Sans le faire explicitement, Franck Mercier prend avec succès le contre-pied d'une historiographie traditionnelle qui, de façon générale, s'intéresse à des peintres de la Renaissance à partir de la notion de "génie mystérieux" ou bien encore, accorde la part belle au thème de la rupture avec le Moyen Âge que représenterait la "Renaissance", offrant par là-même à l'Histoire l'entrée dans la "modernité". Certaines publications récentes émanant d'historiens de l'art de la Renaissance ont montré la fragilité de ces approches et, d'une certaine manière, le beau livre de Franck Mercier s'inscrit dans cette veine qui aura, j'en suis certain, un bel avenir.


Notes:

[1] Franck Mercier : Le salut en perspective: un essai d'interprétation de la Flagellation du Christ de Piero della Francesca, in : Annales. Histoire, Sciences sociales, 72 (2017), 737-771.

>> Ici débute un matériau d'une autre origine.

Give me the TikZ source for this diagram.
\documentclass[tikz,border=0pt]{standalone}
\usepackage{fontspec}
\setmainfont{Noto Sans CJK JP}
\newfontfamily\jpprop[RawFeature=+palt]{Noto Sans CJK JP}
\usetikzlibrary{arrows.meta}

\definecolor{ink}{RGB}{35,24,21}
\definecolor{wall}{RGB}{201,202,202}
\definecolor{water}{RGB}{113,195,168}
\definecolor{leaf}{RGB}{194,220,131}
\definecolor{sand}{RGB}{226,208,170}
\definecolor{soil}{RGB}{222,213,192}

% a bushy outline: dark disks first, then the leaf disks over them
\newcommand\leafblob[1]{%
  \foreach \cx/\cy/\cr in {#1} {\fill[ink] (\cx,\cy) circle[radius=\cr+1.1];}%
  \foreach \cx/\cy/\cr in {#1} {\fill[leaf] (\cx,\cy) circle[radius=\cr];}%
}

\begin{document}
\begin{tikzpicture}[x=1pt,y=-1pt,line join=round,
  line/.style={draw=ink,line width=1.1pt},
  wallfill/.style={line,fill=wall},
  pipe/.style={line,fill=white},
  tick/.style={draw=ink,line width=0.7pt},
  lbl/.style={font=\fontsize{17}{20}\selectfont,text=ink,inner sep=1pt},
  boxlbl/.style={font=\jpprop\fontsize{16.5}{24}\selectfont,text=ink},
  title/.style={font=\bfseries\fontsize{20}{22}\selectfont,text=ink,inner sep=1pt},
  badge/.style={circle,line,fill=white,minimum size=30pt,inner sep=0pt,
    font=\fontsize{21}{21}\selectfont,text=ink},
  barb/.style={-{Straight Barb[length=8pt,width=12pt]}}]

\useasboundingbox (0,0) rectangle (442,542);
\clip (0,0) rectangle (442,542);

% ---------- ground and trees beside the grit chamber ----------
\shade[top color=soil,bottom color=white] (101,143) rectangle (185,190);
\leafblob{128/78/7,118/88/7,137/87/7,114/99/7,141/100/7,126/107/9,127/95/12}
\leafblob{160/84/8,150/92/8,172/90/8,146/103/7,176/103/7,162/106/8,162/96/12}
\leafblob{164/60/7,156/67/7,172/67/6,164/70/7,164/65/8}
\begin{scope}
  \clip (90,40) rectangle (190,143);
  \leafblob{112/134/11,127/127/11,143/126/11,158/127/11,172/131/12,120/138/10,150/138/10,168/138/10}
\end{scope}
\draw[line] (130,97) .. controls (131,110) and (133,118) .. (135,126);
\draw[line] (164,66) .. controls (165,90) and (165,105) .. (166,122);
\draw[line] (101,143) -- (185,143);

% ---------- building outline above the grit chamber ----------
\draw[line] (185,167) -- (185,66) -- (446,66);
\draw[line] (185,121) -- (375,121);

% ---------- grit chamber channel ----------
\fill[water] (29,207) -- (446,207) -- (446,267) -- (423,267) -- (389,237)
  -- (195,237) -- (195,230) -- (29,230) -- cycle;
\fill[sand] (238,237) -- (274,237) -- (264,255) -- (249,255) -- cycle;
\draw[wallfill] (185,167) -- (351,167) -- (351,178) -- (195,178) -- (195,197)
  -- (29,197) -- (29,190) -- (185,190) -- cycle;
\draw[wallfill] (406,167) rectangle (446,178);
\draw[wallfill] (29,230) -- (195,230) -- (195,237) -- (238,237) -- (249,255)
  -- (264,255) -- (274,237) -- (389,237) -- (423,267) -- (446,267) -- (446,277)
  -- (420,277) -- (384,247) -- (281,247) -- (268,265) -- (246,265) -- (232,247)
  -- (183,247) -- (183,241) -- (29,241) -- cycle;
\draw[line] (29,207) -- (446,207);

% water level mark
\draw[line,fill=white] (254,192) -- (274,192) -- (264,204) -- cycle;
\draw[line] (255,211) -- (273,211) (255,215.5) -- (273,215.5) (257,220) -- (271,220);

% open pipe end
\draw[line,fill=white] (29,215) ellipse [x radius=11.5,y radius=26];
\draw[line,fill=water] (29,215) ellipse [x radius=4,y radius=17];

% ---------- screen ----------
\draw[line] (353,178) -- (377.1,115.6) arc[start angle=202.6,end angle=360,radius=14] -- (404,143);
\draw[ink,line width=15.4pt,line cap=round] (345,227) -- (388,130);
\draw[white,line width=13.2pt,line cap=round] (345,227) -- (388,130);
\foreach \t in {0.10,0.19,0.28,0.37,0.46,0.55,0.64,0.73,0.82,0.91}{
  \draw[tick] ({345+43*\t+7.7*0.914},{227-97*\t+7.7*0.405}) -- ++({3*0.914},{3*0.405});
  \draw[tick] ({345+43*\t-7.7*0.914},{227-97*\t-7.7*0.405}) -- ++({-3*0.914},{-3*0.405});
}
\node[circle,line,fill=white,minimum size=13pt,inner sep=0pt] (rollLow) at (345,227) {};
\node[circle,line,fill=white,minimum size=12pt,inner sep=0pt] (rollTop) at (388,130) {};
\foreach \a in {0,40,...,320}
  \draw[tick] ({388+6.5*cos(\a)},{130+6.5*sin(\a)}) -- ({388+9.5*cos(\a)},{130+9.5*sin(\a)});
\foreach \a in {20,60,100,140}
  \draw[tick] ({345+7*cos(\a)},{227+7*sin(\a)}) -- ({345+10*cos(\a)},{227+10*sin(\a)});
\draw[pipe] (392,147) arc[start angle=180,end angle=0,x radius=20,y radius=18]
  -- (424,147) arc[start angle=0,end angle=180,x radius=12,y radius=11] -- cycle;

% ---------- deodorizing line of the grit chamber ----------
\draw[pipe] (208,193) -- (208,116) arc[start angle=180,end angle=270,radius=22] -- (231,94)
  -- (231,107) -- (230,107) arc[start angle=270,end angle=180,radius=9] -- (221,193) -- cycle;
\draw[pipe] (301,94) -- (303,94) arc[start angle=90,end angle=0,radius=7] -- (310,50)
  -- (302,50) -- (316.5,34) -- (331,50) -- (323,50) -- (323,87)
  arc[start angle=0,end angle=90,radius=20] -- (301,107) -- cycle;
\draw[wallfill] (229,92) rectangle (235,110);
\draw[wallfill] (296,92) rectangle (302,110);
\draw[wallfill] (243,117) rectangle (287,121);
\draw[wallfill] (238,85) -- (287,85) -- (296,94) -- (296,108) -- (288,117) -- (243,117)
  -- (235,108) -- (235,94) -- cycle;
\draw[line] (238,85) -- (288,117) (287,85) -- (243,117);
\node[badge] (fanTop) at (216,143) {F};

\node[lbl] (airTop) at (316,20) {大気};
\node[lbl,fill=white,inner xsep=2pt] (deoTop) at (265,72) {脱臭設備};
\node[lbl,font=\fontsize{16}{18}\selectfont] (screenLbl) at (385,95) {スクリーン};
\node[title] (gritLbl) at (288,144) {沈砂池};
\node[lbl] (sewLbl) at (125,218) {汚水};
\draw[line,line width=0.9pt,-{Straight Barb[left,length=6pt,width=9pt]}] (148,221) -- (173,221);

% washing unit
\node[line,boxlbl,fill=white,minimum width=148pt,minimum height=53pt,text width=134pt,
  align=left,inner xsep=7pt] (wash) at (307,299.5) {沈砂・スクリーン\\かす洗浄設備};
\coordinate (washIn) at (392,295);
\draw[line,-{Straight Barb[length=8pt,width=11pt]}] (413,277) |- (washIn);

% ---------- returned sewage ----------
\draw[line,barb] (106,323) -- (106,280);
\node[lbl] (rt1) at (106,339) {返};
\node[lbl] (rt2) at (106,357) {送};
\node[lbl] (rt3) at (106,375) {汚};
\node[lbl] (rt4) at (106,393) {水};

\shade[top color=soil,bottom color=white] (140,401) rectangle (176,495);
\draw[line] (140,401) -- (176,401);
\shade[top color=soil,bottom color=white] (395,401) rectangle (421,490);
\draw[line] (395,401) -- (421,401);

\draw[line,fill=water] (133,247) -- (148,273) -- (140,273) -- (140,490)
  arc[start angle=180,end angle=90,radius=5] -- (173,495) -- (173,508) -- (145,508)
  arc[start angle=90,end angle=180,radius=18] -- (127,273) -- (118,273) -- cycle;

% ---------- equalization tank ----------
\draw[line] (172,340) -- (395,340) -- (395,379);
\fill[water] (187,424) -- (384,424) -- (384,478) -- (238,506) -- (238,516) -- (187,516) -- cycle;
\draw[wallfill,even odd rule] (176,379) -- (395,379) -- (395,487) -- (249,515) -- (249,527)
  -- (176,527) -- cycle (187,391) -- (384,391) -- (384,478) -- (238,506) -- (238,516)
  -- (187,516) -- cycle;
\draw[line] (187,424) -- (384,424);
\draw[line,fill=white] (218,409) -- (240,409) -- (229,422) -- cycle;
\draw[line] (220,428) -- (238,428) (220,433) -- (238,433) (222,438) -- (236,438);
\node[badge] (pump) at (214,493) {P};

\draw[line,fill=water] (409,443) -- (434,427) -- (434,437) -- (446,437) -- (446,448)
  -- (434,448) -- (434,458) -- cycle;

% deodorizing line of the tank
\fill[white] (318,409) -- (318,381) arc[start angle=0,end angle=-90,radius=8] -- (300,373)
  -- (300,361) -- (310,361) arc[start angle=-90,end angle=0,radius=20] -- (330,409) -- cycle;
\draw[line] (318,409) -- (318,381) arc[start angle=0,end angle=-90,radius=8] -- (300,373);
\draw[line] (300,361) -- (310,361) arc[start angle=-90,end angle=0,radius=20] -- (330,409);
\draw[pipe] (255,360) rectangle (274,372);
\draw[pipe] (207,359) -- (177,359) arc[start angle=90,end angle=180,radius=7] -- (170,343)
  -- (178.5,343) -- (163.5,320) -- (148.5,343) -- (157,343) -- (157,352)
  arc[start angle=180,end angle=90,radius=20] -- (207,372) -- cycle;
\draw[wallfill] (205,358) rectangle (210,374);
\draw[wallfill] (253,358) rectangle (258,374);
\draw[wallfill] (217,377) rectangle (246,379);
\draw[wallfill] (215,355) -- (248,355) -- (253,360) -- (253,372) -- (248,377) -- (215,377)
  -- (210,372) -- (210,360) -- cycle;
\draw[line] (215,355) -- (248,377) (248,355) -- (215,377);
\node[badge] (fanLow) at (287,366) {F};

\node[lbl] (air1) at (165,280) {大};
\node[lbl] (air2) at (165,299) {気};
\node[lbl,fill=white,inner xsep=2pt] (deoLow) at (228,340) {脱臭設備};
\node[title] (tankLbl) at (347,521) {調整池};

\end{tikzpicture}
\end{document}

[2] Vincenzo Ambrogi: Piero della Francesca's Coral Pendants: the Hidden Bronchial Anatomy, in: Thorax, 69/12 (2014), 1161. Voir aussi Maurice Saß: Gemalte Korallenamulette. Zur Vorstellung eigenwirksamer Bilder bei Piero della Francesca, Andrea Mantegna und Camillo Leonardi, in: kunsttexte.de. E-Journal für Kunst- und Bildgeschichte, 2012/1, https://edoc.hu-berlin.de/handle/18452/8299

[3] James R. Banker: Piero della Francesca. Artist and Man, Oxford 2014.